Leads for professional services and consulting
In professional services you sell trust and intangibles. The right lead does not seek a product, it seeks an expert to trust. We explain how to buy leads for consulting, law firms and agencies.
Selling professional services — consulting, legal advice, agencies, engineering — has a particularity: what the customer buys is trust in an expert, not a product with specifications. That changes how a lead is qualified and worked. The relationship matters more than the transaction.
The lead seeks an expert, not a catalog
In professional services, the potential customer has a complex problem and seeks someone capable of solving it. The valuable lead is not just one with budget, but one with a problem that fits your specialty. A tax firm and a corporate-law firm need different leads even though both are "legal".
Fit by specialty
Fit precision is critical. A generic lead "interested in advisory" is worth little; a lead with a specific problem matching your area of expertise is worth a lot. The more refined the specialty in the brief, the more useful each lead.
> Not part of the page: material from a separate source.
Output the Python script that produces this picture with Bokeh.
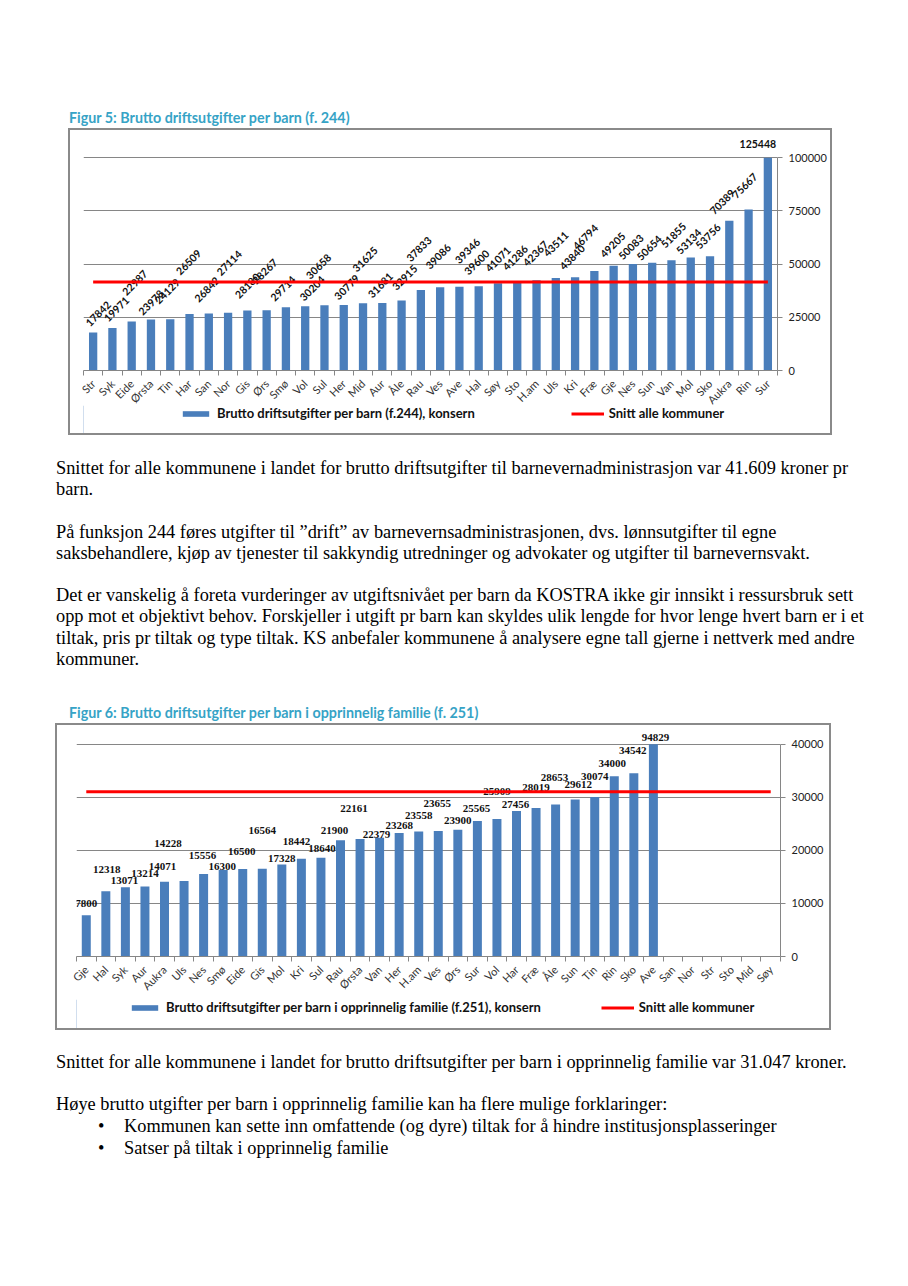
import math
import numpy as np
from bokeh.plotting import figure
from bokeh.models import (ColumnDataSource, FixedTicker, Range1d, Legend,
                          LegendItem, Div, NumeralTickFormatter)
from bokeh.layouts import column
from bokeh.core.properties import value
from bokeh.embed import file_html
from bokeh.resources import INLINE

# ---------------- data: Figur 5 ----------------
cats1 = ["Str", "Syk", "Eide", "Ørsta", "Tin", "Har", "San", "Nor", "Gis", "Ørs",
         "Smø", "Vol", "Sul", "Her", "Mid", "Aur", "Åle", "Rau", "Ves", "Ave",
         "Hal", "Søy", "Sto", "H.am", "Uls", "Kri", "Fræ", "Gje", "Nes", "Sun",
         "Van", "Mol", "Sko", "Aukra", "Rin", "Sur"]
vals1 = [17842, 19971, 22987, 23978, 24129, 26509, 26842, 27114, 28180, 28267,
         29714, 30204, 30658, 30779, 31625, 31681, 32915, 37833, 39086, 39346,
         39600, 41071, 41286, 42367, 43511, 43840, 46794, 49205, 50083, 50654,
         51855, 53134, 53756, 70389, 75667, 125448]
avg1 = 41609
yticks1 = [0, 25000, 50000, 75000, 100000]
title1 = "Figur 5: Brutto driftsutgifter per barn (f. 244)"
series1 = "Brutto driftsutgifter per barn (f.244), konsern"

# ---------------- data: Figur 6 ----------------
cats2 = ["Gje", "Hal", "Syk", "Aur", "Aukra", "Uls", "Nes", "Smø", "Eide", "Gis",
         "Mol", "Kri", "Sul", "Rau", "Ørsta", "Van", "Her", "H.am", "Ves", "Ørs",
         "Sur", "Vol", "Har", "Fræ", "Åle", "Sun", "Tin", "Rin", "Sko", "Ave",
         "San", "Nor", "Str", "Sto", "Mid", "Søy"]
vals2 = [7800, 12318, 13071, 13214, 14071, 14228, 15556, 16300, 16500, 16564,
         17328, 18442, 18640, 21900, 22161, 22379, 23268, 23558, 23655, 23900,
         25565, 25909, 27456, 28019, 28653, 29612, 30074, 34000, 34542, 94829]
avg2 = 31047
yticks2 = [0, 10000, 20000, 30000, 40000]
title2 = "Figur 6: Brutto driftsutgifter per barn i opprinnelig familie (f. 251)"
series2 = "Brutto driftsutgifter per barn i opprinnelig familie (f.251), konsern"
avg_label = "Snitt alle kommuner"

# ---------------- label placement (pixel nudges, layout only) ----------------
shift1 = [5, 4, 3, 0, -3, -1, -2, 1, 0, -2, -3, 7, -6, 3, 2, -2, 3, -2, -2, 8,
          -2, 0, -2, -1, 0, -3, -9, -1, -2, -3, 2, -2, -2, -7, -4, -10]
lift1 = [19, 19, 39, 17, 28, 52, 24, 50, 25, 39, 19, 18, 39, 18, 44, 18, 23, 41,
         31, 36, 24, 24, 25, 27, 34, 20, 34, 21, 17, 15, 25, 16, 20, 19, 24, 14]
shift2 = [0, 1, -1, 0, -2, -16, -1, -1, -1, 0, 0, -5, 1, -6, -6, -3, 0, 0, -1, 0,
          -1, 0, -1, 0, -1, 3, 0, -2, -1, 2]
lift2 = [12, 22, 7, 13, 15, 38, 18, 4, 17, 38, 6, 17, 9, 10, 30, 3, 8, 16, 28, 9,
         12, 28, 6, 20, 27, 15, 20, 13, 23, 7]

# ---------------- text ----------------
para1 = [
    "Snittet for alle kommunene i landet for brutto driftsutgifter til barnevernadministrasjon var 41.609 kroner pr",
    "barn.",
    "",
    "På funksjon 244 føres utgifter til \u201ddrift\u201d av barnevernsadministrasjonen, dvs. lønnsutgifter til egne",
    "saksbehandlere, kjøp av tjenester til sakkyndig utredninger og advokater og utgifter til barnevernsvakt.",
    "",
    "Det er vanskelig å foreta vurderinger av utgiftsnivået per barn da KOSTRA ikke gir innsikt i ressursbruk sett",
    "opp mot et objektivt behov. Forskjeller i utgift pr barn kan skyldes ulik lengde for hvor lenge hvert barn er i et",
    "tiltak, pris pr tiltak og type tiltak. KS anbefaler kommunene å analysere egne tall gjerne i nettverk med andre",
    "kommuner.",
]
para2 = [
    "Snittet for alle kommunene i landet for brutto driftsutgifter per barn i opprinnelig familie var 31.047 kroner.",
    "",
    "Høye brutto utgifter per barn i opprinnelig familie kan ha flere mulige forklaringer:",
]
bullets = [
    "Kommunen kan sette inn omfattende (og dyre) tiltak for å hindre institusjonsplasseringer",
    "Satser på tiltak i opprinnelig familie",
]

BAR = "#4A7EBB"
RED = "#FF0000"
GRID = "#868686"
TEAL = "#36A3C6"
BORDER = "2px solid #8a8a8a"


def chart(cats, vals, avg, yticks, shift, lift, g, lab_font, lab_size, rotate):
    n = len(cats)
    axis_max = yticks[-1]
    p = figure(frame_width=g["fw"], frame_height=g["fh"],
               x_range=Range1d(-0.5, n - 0.5), y_range=Range1d(0, g["yend"]),
               y_axis_location="right", toolbar_location=None,
               output_backend="svg",
               min_border_left=g["fl"], min_border_right=g["w"] - g["fl"] - g["fw"],
               min_border_top=g["ft"], min_border_bottom=g["fb"],
               outline_line_color=None, background_fill_color="white",
               border_fill_color="white")

    p.xgrid.visible = False
    p.ygrid.ticker = FixedTicker(ticks=yticks)
    p.ygrid.grid_line_color = GRID
    p.ygrid.grid_line_width = 1

    ya = p.yaxis[0]
    ya.ticker = FixedTicker(ticks=yticks, minor_ticks=[])
    ya.bounds = (0, axis_max)
    ya.formatter = NumeralTickFormatter(format="0")
    ya.axis_line_color = GRID
    ya.major_tick_line_color = GRID
    ya.major_tick_in = 0
    ya.major_tick_out = 5
    ya.minor_tick_line_color = None
    ya.major_label_standoff = 6
    ya.major_label_text_font = "Lato"
    ya.major_label_text_font_size = "11px"
    ya.major_label_text_color = "#222222"

    xa = p.xaxis[0]
    xs = list(range(n))
    xa.ticker = FixedTicker(ticks=xs, minor_ticks=[i - 0.5 for i in range(n + 1)])
    xa.major_label_overrides = {i: c for i, c in enumerate(cats)}
    xa.major_tick_line_color = None
    xa.minor_tick_line_color = GRID
    xa.minor_tick_in = 0
    xa.minor_tick_out = 5
    xa.axis_line_color = GRID
    xa.major_label_orientation = math.pi / 4
    xa.major_label_standoff = 5
    xa.major_label_text_font = "Lato"
    xa.major_label_text_font_size = "11px"
    xa.major_label_text_line_height = 1.0
    xa.major_label_text_color = "#333333"

    m = len(vals)
    tops = np.minimum(np.array(vals, dtype=float), axis_max)
    bsrc = ColumnDataSource(dict(x=xs[:m], top=tops))
    p.vbar(x="x", top="top", width=g["bw"], source=bsrc,
           fill_color=BAR, line_color=None)

    angles = [(math.pi / 4 if (rotate and v <= axis_max) else 0.0) for v in vals]
    lsrc = ColumnDataSource(dict(x=xs[:m], y=tops, t=[str(v) for v in vals],
                                 xo=shift, yo=[-v for v in lift], a=angles))
    p.text(x="x", y="y", text="t", x_offset="xo", y_offset="yo", angle="a",
           source=lsrc, text_align="center", text_baseline="middle",
           text_font=value(lab_font), text_font_style="bold",
           text_font_size=lab_size, text_color="#111111")

    p.line(x=[0, n - 1], y=[avg, avg], line_color=RED, line_width=3)
    return p


def legend_fig(series, avg, g):
    # a strip holding only the legend; its sample glyphs sit outside the view
    lf = figure(width=g["w"], height=g["lh"], x_range=Range1d(0, 1),
                y_range=Range1d(0, 1), toolbar_location=None,
                output_backend="svg", min_border=0,
                x_axis_location=None, y_axis_location=None,
                outline_line_color=None, border_fill_color=None,
                background_fill_color=None)
    lf.grid.visible = False
    rb = lf.vbar(x=[-5], top=[avg], width=0.5, fill_color=BAR, line_color=None)
    rl = lf.line(x=[-6, -5], y=[avg, avg], line_color=RED, line_width=3)
    leg = Legend(items=[LegendItem(label=series, renderers=[rb]),
                        LegendItem(label=avg_label, renderers=[rl])],
                 orientation="horizontal", location=(g["lx"], g["ly"]),
                 glyph_width=33, glyph_height=7, label_standoff=5,
                 spacing=g["ls"], padding=0, margin=0,
                 border_line_color=None, background_fill_alpha=0,
                 label_text_font="Lato", label_text_font_style="bold",
                 label_text_font_size="13px", label_height=14,
                 label_text_color="#111111")
    lf.add_layout(leg)
    lf.margin = (g["lo"], 0, 0, 0)
    return lf


g1 = dict(w=760, fl=13, fw=694, ft=6, fh=234, fb=34, yend=110000, bw=0.43,
          lh=28, lx=96, ly=12, ls=96, lo=-8)
g2 = dict(w=772, fl=19, fw=704, ft=4, fh=227, fb=34, yend=42800, bw=0.46,
          lh=29, lx=52, ly=13, ls=60, lo=0)

p1 = chart(cats1, vals1, avg1, yticks1, shift1, lift1, g1, "Lato", "10.5px", True)
p2 = chart(cats2, vals2, avg2, yticks2, shift2, lift2, g2, "Liberation Serif", "11px", False)
l1 = legend_fig(series1, avg1, g1)
l2 = legend_fig(series2, avg2, g2)

box1 = column(children=[p1, l1], spacing=0, margin=(1, 0, 0, 68),
              styles={"border": BORDER, "box-sizing": "content-box"})
box2 = column(children=[p2, l2], spacing=0, margin=(1, 0, 0, 55),
              styles={"border": BORDER, "box-sizing": "content-box"})

SERIF = "font-family:'Liberation Serif','Times New Roman',serif;font-size:18.35px;color:#000;"


def lines_html(lines, lh):
    out = []
    for t in lines:
        out.append(f'<div style="height:{lh}px;line-height:{lh}px;white-space:nowrap;">'
                   f'{t if t else "&nbsp;"}</div>')
    return "".join(out)


def title_div(text, top, left):
    html = (f'<div style="font-family:Lato,sans-serif;font-weight:bold;font-size:14.3px;'
            f'color:{TEAL};height:18px;line-height:18px;white-space:nowrap;">{text}</div>')
    return Div(text=html, width=560, height=18, margin=(top, 0, 0, left))


t1 = title_div(title1, 109, 69)
txt1 = Div(text=f'<div style="{SERIF}">' + lines_html(para1, 21.2) + '</div>',
           width=850, height=212, margin=(23, 0, 0, 56))
t2 = title_div(title2, 34, 69)

bul_html = "".join(
    f'<div style="height:22px;line-height:22px;white-space:nowrap;position:relative;">'
    f'<span style="position:absolute;left:42px;">\u2022</span>'
    f'<span style="position:absolute;left:68px;">{b}</span></div>'
    for b in bullets)
txt2 = Div(text=f'<div style="{SERIF}">' + lines_html(para2, 21) + bul_html + '</div>',
           width=850, height=110, margin=(22, 0, 0, 56))

page = column(children=[t1, box1, txt1, t2, box2, txt2], spacing=0)

open("out.html", "w").write(file_html(page, INLINE, title="Figur 5 og 6"))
Specialization is your advantage, and the lead should reflect it.
- Type of problem or specific need
- Fit with your specialty
- Customer size and sector
- Capacity or budget
- Urgency of the problem
The trust cycle
Selling professional services is consultative and rarely impulsive. The customer needs to trust before hiring, which lengthens the cycle and gives weight to follow-up and demonstrating expertise. A first contact that shows understanding of the problem — thanks to the lead context — greatly accelerates that trust-building.
Exclusivity and reputation
In this sector, exclusivity usually pays off: the margin per customer is high and competing for the same lead with three other advisors erodes the perception of exclusivity these customers value. An exclusive lead, worked with an expert first contact, fits the logic of consultative selling better.